La filosofía es sencilla: “Si en mi categoría no hay demanda, me adapto a los puestos inferiores”, explica Ricardo Silva, director regional de la multinacional de trabajo temporal Adecco. “El empleador gana polivalencia y el empleado de perfil medio-alto desplaza a los de perfile medio-bajo”. Lo cuenta en la sede de la empresa en Las Palmas, la provincia española más castigada por el desempleo juvenil, con un 72% de paro. Hoy es día de entrevistas. Buscan un centenar de jóvenes para un grupo hotelero. Camareros. Cocineros. A la entrevista entra un tipo tranquilo. Víctor Macías, de 24 años, el pelo rapado con aire militar. Mirada confiada. Año y medio en el paro. Quiere un puesto en cocina. “De pequeñito trasteaba ya con las especias”, dice al entrevistador. “¿Has estado en plancha?”. “Y en frío, pero soy más de caliente. Aunque ahora mismo hago cualquier cosa”. Al acabar la entrevista, Macías nos habla de sus rutinas: “Echo las mañanas en la finca familiar. Cuido el huerto y de los animales. Recojo tomates”.
El director de delegación, con amplio trabajo de campo, nos habla del “rol de la abuela”, de familias que hacen “virguerías” con 600 euros de pensión; de “los excluidos” que llevan seis meses buscando y se sienten “desaprovechados por la sociedad”; de la playa de Las Canteras, repleta de jóvenes; y del deporte, una vez más: “Les ayuda a mantenerse activos. Porque esto va minando tu confianza. No te llaman y empiezas a pensar: ‘Estoy fallando yo’. En la avenida marítima hay una zona para correr con cientos de personas”.
Después de seis años y medio partiéndome las pestañas con los estudios, tengo la sensación hacer el tonto
Isabel Mañana. Arquitecta, de 25 años. Domina el inglés y el francés. Ahora recibe clases de alemán. Quiere irse “para donde sea”.
De Las Palmas volamos al País Vasco, el teórico polo opuesto (es la autonomía con menor tasa de paro de España, un 16%; y Gipuzkoa, la segunda provincia con menor paro juvenil, tras Huesca). Pero allí el deporte también se ha vuelto una constante. “No voy a estar tirado en el sofá. No es bueno para el cuerpo. Ni para la mente”, dice Mikel Bollain, de Vitoria, de 24 años, arquitecto técnico. Sin empleo desde que se graduó, y después de unos meses en Londres, le tocó cuidar a su abuelo, de 90 años. Empezó a salir a correr. A ir al gimnasio. Un poco de tenis. Algo de baloncesto. Desde enero combina el ejercicio con un curso de
empleo verde organizado por
Lanbide-Servicio Vasco de Empleo sobre eficiencia energética de los edificios. “Hay quien se agobia mucho.

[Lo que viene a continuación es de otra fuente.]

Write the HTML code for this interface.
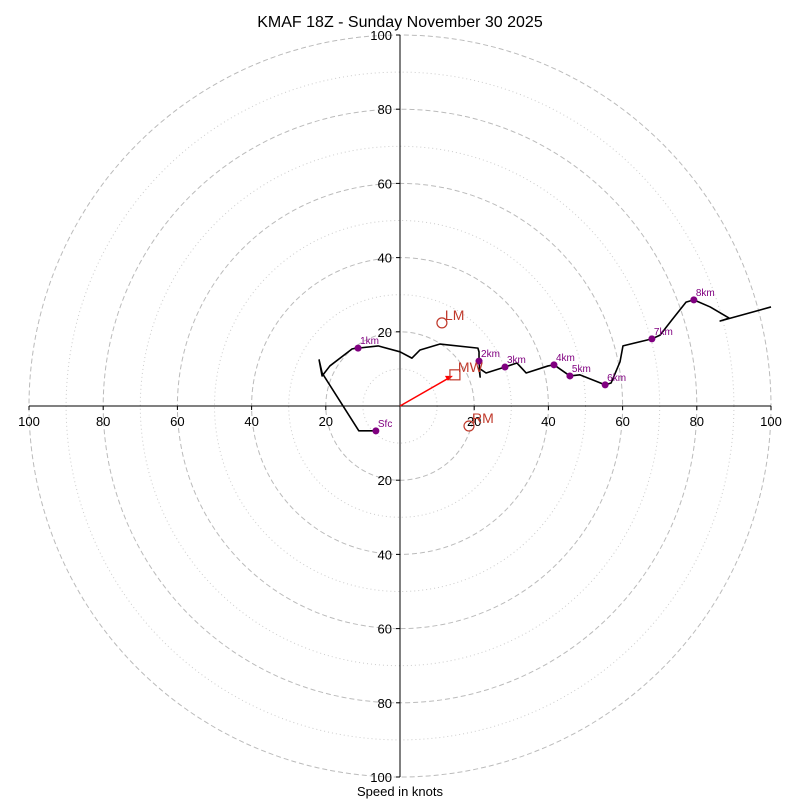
<!DOCTYPE html>
<html><head><meta charset="utf-8"><style>
body{margin:0;background:#fff}
svg{font-family:"Liberation Sans","DejaVu Sans",sans-serif}
</style></head><body>
<svg id="c" width="800" height="800" viewBox="0 0 800 800"></svg>
<script>
const ringValues=[10,20,30,40,50,60,70,80,90,100];
const tickLabels=[20,40,60,80,100];
const traceU=[-6.5,-11.1,-21.0,-21.8,-21.0,-18.9,-12.9,-11.3,-5.9,0,3.2,5.4,10.8,21.0,21.3,21.3,21.6,21.3,23.2,28.3,31.5,34.0,39.9,41.5,45.8,48.5,55.3,56.9,59.3,60.1,67.9,70.1,73.3,77.1,79.2,83.6,88.7,86.3,100];
const traceV=[-6.7,-6.7,8.9,12.4,8.1,10.8,15.4,15.6,16.2,14.6,12.9,15.1,16.7,15.6,14.6,12.1,7.8,10.2,8.9,10.5,11.6,8.9,10.8,11.1,8.1,8.4,5.7,6.2,11.9,16.2,18.1,19.1,23.2,28.0,28.6,26.7,23.7,22.9,26.7];
const levelNames=["Sfc","1km","2km","3km","4km","5km","6km","7km","8km"];
const levelU=[-6.5,-11.3,21.3,28.3,41.5,45.8,55.3,67.9,79.2];
const levelV=[-6.7,15.6,12.1,10.5,11.1,8.1,5.7,18.1,28.6];
const motionNames=["LM","RM","MW"];
const motionU=[11.3,18.6,14.8];
const motionV=[22.4,-5.4,8.4];

const cx=400,cy=406,R=371,maxV=100;
const sx=u=>cx+u*R/maxV, sy=v=>cy-v*R/maxV, sr=r=>r*R/maxV;
const svg=document.getElementById('c');
const NS='http://www.w3.org/2000/svg';
function mk(t,a,txt){const e=document.createElementNS(NS,t);for(const k in a)e.setAttribute(k,a[k]);if(txt!=null)e.textContent=txt;svg.appendChild(e);return e;}

ringValues.forEach(r=>{
 const major=r%20===0;
 const e=mk('circle',{cx,cy,r:sr(r),fill:'none',stroke:major?'#bbb':'#ccc','stroke-width':1,'stroke-dasharray':major?'5,3':'1,3'});
 
 
});
let e=mk('line',{x1:sx(-100),y1:cy,x2:sx(100),y2:cy,stroke:'#000','stroke-width':1});


e=mk('line',{x1:cx,y1:sy(100),x2:cx,y2:sy(-100),stroke:'#000','stroke-width':1});


tickLabels.forEach(t=>{
 [-1,1].forEach(s=>{
  let l=mk('text',{x:sx(s*t),y:cy+20,'text-anchor':'middle','font-size':13},t);
  
  
  mk('line',{x1:sx(s*t),y1:cy,x2:sx(s*t),y2:cy+4,stroke:'#000'});
  l=mk('text',{x:cx-8,y:sy(s*t)+5,'text-anchor':'end','font-size':13},t);
  
  
  mk('line',{x1:cx-4,y1:sy(s*t),x2:cx,y2:sy(s*t),stroke:'#000'});
 });
});
e=mk('polyline',{points:traceU.map((u,i)=>sx(u)+','+sy(traceV[i])).join(' '),fill:'none',stroke:'#000','stroke-width':1.6,'stroke-linejoin':'round'});


levelNames.forEach((n,i)=>{
 let d=mk('circle',{cx:sx(levelU[i]),cy:sy(levelV[i]),r:3.5,fill:'#800080'});
 
 
 let t=mk('text',{x:sx(levelU[i])+2,y:sy(levelV[i])-4,'font-size':10,fill:'#800080'},n);
 
 
});
// mean wind arrow
e=mk('line',{x1:cx,y1:cy,x2:sx(motionU[2])-4,y2:sy(motionV[2])+2,stroke:'red','stroke-width':1.5});


mk('polygon',{points:`${sx(motionU[2])-2},${sy(motionV[2])+1} ${sx(motionU[2])-10},${sy(motionV[2])+1} ${sx(motionU[2])-7},${sy(motionV[2])+6}`,fill:'red'});
motionNames.forEach((n,i)=>{
 const x=sx(motionU[i]),y=sy(motionV[i]);
 let m=n==='MW'?mk('rect',{x:x-5,y:y-5,width:10,height:10,fill:'none',stroke:'#c0392b','stroke-width':1.2}):mk('circle',{cx:x,cy:y,r:5,fill:'none',stroke:'#c0392b','stroke-width':1.2});
 
 
 let t=mk('text',{x:x+3,y:y-3,'font-size':14,fill:'#c0392b'},n);
 
 
});
e=mk('text',{x:400,y:27,'text-anchor':'middle','font-size':16},'KMAF 18Z - Sunday November 30 2025');


e=mk('text',{x:400,y:796,'text-anchor':'middle','font-size':13},'Speed in knots');


</script>
</body></html>
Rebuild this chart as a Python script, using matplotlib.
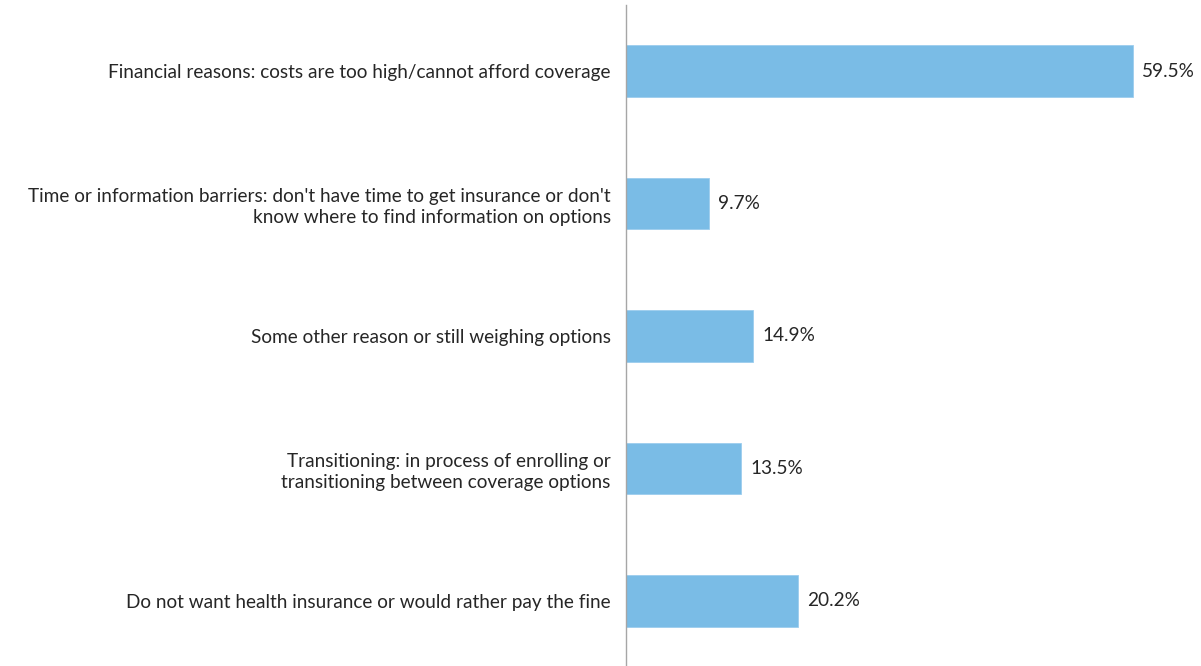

Yo creo que esto es una oportunidad”, sonríe Iraia Uranga, de 24 años, licenciada en Ciencias Ambientales, máster en Ecología Marina, parada y ahora alumna del mismo programa de Lanbide, pero en San Sebastián. Son formas de verlo. A su lado, la psicóloga del centro de formación dice: “Muchos traen una imagen derrotista. Pero en este sector se prevé un crecimiento del 120%”. Quizá ocurra. Y mientras espera, Iraia, una “enamorada de la naturaleza”, cada tarde después del curso, si las corrientes lo permiten, se enfunda un neopreno, se echa al mar con una botella y se adentra en las profundidades.
Hace poco, la arquitecta gijonesa Isabel Mañana, ya citada, también empezó a correr con regularidad, y otros tres días por semana se machaca en el gimnasio. Su hermana les llama cariñosamente, a ella y a sus amigos, “los gattacas”, por
aquella película de ciencia ficción(Gattaca) en la que jóvenes, guapos, atléticos, genéticamente perfectos y mentalmente superdotados esperan un día tras otro, sin que les llegue, el destino para el que fueron concebidos: viajar al espacio.